▶ What to produce
Go through the lines below and copy each one that holds the string "this".

•••

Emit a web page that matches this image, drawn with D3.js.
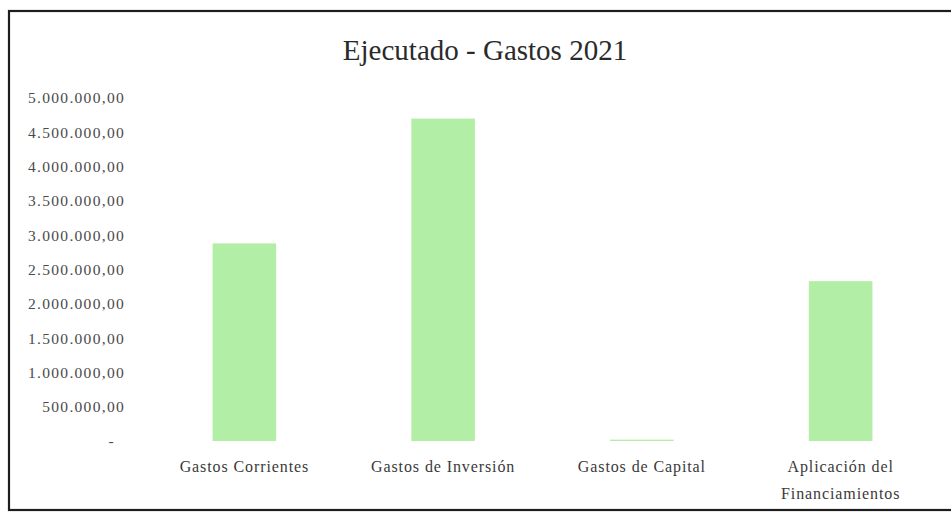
<!DOCTYPE html>
<html>
<head>
<meta charset="utf-8">
<script src="https://cdn.jsdelivr.net/npm/d3@7"></script>
<style>
  html, body { margin: 0; padding: 0; background: #fff; }
  svg { display: block; }
</style>
</head>
<body>
<svg id="chart" width="951" height="515"></svg>
<script>
const title = "Ejecutado - Gastos 2021";
const categories = [
  ["Gastos Corrientes"],
  ["Gastos de Inversión"],
  ["Gastos de Capital"],
  ["Aplicación del", "Financiamientos"]
];
const values = [2880000, 4700000, 20000, 2330000];
const yTicks = [0, 500000, 1000000, 1500000, 2000000, 2500000, 3000000, 3500000, 4000000, 4500000, 5000000];

const svg = d3.select("#chart");
const SERIF = '"Liberation Serif", "Times New Roman", Times, serif';

// Frame
svg.append("rect")
  .attr("x", 9).attr("y", 11)
  .attr("width", 960).attr("height", 499)
  .attr("fill", "#fff")
  .attr("stroke", "#1e1e1e")
  .attr("stroke-width", 2.2);

// Title
svg.append("text")
  .attr("x", 485).attr("y", 60)
  .attr("text-anchor", "middle")
  .style("font-family", SERIF)
  .style("font-size", "29px")
  .attr("fill", "#2a2a2a")
  .text(title);

const x = d3.scaleBand()
  .domain(categories.map((d, i) => i))
  .range([145, 940])
  .paddingInner(0.68)
  .paddingOuter(0.34);

const y = d3.scaleLinear()
  .domain([0, 5000000])
  .range([441, 98]);

const fmt = v => v === 0 ? "-" : d3.format(",.2f")(v).replace(/,/g, "#").replace(/\./g, ",").replace(/#/g, ".");

// Y axis (labels only)
const yAxis = d3.axisLeft(y).tickValues(yTicks).tickSize(0).tickPadding(0).tickFormat(fmt);
const gy = svg.append("g").attr("transform", "translate(125,0)").call(yAxis);
gy.attr("font-family", null).attr("font-size", null);
gy.select(".domain").remove();
gy.selectAll("text")
  .style("font-family", SERIF)
  .style("font-size", "15.5px")
  .style("letter-spacing", "1.3px")
  .attr("fill", "#4a4a4a")
  .attr("dx", d => d === 0 ? -10 : 0);

// Bars
svg.append("g").selectAll("rect")
  .data(values)
  .join("rect")
  .attr("x", (d, i) => x(i))
  .attr("y", d => y(d))
  .attr("width", x.bandwidth())
  .attr("height", d => y(0) - y(d))
  .attr("fill", "#b3eea6");

// X axis labels
const xAxis = d3.axisBottom(x).tickSize(0).tickPadding(0).tickFormat(() => "");
const gx = svg.append("g").attr("transform", "translate(0,441)").call(xAxis);
gx.attr("font-family", null).attr("font-size", null);
gx.select(".domain").remove();
gx.selectAll(".tick text").remove();
gx.selectAll(".tick").each(function(i) {
  const t = d3.select(this).append("text")
    .attr("text-anchor", "middle")
    .style("font-family", SERIF)
    .style("font-size", "16px")
    .style("letter-spacing", "0.9px")
    .attr("fill", "#3a3a3a");
  categories[i].forEach((line, k) => {
    t.append("tspan").attr("x", 0).attr("y", 31 + k * 27).text(line);
  });
});
</script>
</body>
</html>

•••

▶ The answer
Emit a web page that matches this image, drawn with D3.js.
  const t = d3.select(this).append("text")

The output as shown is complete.